▶ What the task asks
Looking at the listing, state how many of its lines contain the string "with". Write only the number.

**** Material shown

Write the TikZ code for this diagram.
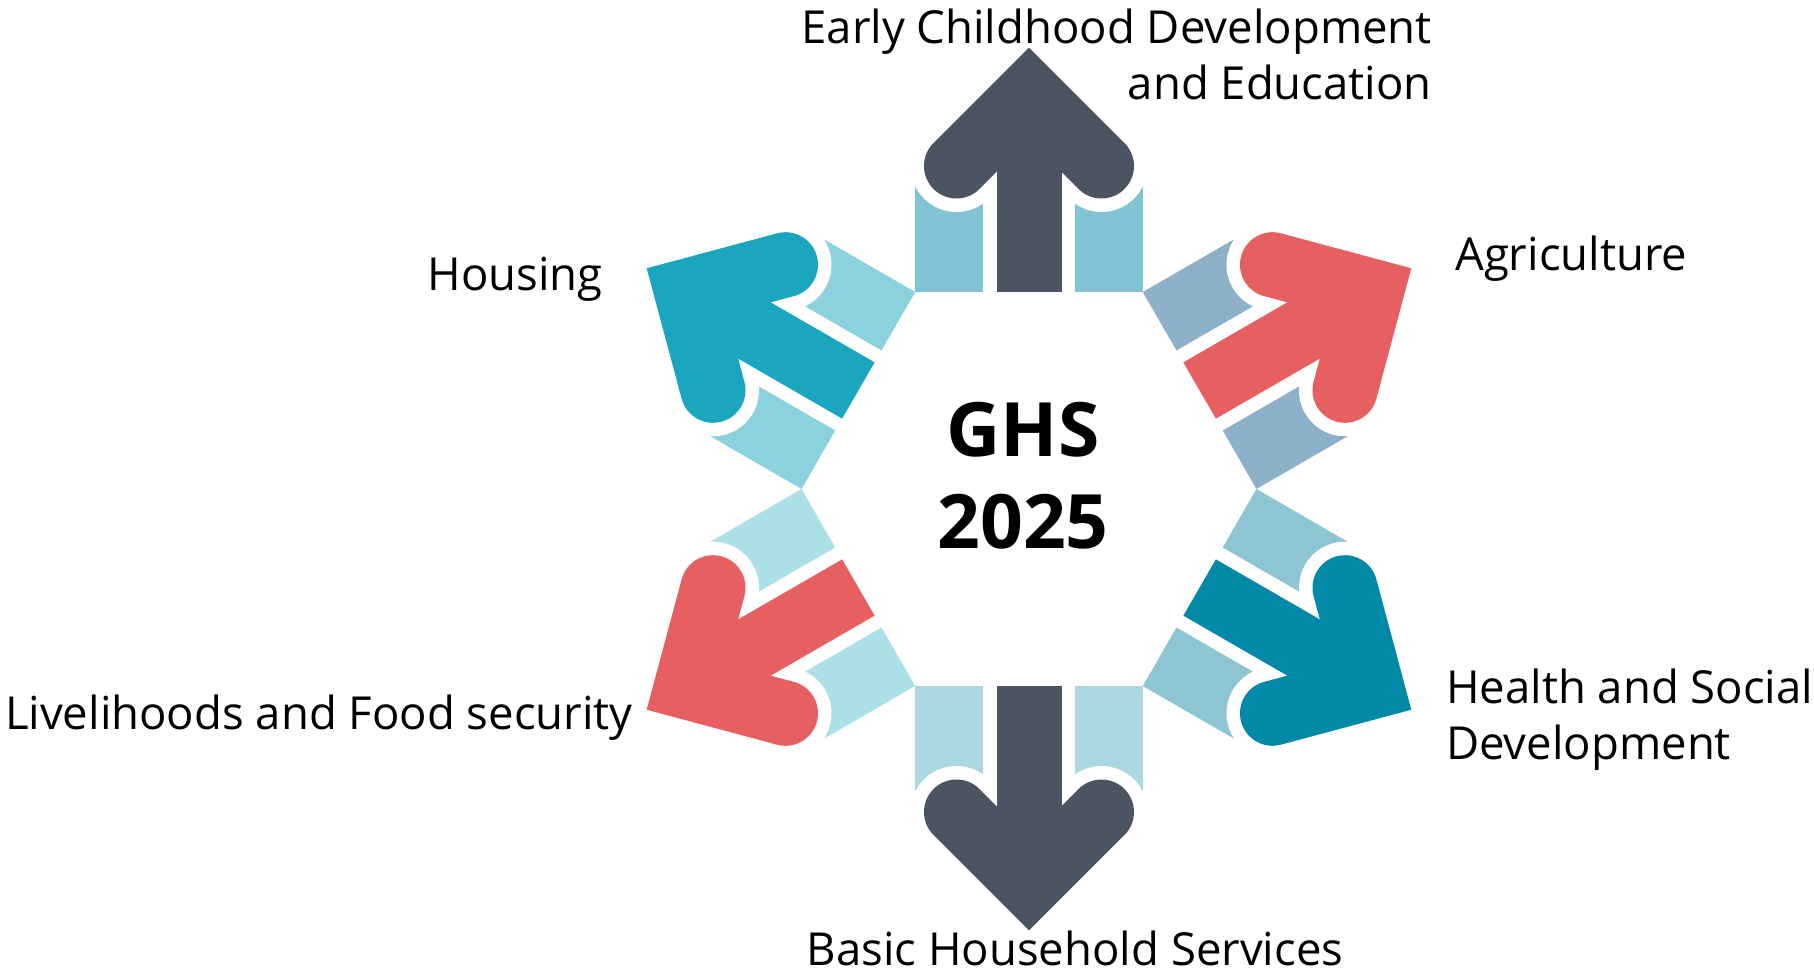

********
**** Material shown

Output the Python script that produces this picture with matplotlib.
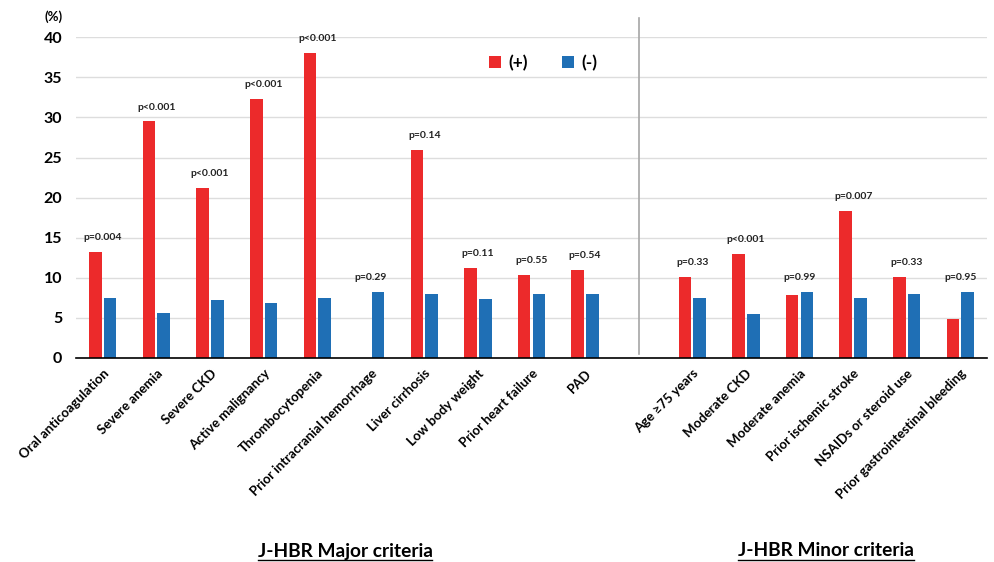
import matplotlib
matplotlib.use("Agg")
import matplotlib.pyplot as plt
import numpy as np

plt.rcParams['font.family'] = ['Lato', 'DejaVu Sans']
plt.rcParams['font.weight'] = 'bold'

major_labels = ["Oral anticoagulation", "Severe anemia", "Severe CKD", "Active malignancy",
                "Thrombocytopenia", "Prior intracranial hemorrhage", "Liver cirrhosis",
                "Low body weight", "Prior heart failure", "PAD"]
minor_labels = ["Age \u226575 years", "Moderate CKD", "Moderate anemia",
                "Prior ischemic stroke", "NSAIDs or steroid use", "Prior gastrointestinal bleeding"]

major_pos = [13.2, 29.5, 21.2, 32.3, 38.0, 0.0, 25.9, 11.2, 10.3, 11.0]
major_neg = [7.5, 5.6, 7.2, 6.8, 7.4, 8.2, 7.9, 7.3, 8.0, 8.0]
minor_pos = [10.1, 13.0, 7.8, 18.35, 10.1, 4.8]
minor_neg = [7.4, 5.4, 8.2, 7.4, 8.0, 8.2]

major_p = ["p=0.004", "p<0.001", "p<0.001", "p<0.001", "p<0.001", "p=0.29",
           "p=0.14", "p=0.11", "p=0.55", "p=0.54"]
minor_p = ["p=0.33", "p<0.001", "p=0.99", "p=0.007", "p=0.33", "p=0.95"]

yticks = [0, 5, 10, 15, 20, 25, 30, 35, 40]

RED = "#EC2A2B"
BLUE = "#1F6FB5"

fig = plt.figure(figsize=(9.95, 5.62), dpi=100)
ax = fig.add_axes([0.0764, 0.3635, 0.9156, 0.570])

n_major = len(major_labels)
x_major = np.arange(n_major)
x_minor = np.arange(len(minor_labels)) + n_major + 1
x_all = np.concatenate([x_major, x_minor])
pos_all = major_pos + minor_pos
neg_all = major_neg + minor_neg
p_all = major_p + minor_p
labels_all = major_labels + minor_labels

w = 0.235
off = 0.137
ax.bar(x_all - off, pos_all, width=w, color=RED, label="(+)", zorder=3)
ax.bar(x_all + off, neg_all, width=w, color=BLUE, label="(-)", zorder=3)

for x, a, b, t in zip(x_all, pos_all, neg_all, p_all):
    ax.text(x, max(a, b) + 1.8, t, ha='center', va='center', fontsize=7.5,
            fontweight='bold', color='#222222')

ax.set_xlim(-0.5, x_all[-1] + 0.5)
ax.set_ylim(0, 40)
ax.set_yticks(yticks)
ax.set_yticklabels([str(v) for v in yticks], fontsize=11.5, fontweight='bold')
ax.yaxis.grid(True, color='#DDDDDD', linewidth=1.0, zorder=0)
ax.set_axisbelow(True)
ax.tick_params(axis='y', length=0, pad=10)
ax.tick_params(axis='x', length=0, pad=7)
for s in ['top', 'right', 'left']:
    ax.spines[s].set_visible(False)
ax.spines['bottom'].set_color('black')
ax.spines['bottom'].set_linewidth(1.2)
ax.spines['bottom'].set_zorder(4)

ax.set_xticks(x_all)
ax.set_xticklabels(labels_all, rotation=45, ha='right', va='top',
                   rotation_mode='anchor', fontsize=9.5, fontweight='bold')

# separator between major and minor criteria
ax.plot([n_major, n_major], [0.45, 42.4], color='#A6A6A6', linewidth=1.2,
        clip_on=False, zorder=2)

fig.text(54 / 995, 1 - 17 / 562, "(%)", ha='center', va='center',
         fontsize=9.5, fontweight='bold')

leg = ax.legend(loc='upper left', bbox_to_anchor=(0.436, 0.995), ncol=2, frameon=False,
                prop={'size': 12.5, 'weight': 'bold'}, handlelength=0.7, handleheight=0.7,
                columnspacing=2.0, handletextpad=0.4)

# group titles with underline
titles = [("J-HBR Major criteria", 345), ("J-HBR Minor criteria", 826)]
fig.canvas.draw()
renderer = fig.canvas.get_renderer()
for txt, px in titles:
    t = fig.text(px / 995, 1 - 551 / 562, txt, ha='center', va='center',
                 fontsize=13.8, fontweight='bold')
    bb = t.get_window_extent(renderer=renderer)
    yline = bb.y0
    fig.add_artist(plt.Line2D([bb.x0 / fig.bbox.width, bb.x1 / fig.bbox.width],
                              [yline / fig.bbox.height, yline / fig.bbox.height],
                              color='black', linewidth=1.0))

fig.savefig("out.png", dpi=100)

********

▶ Expected answer
2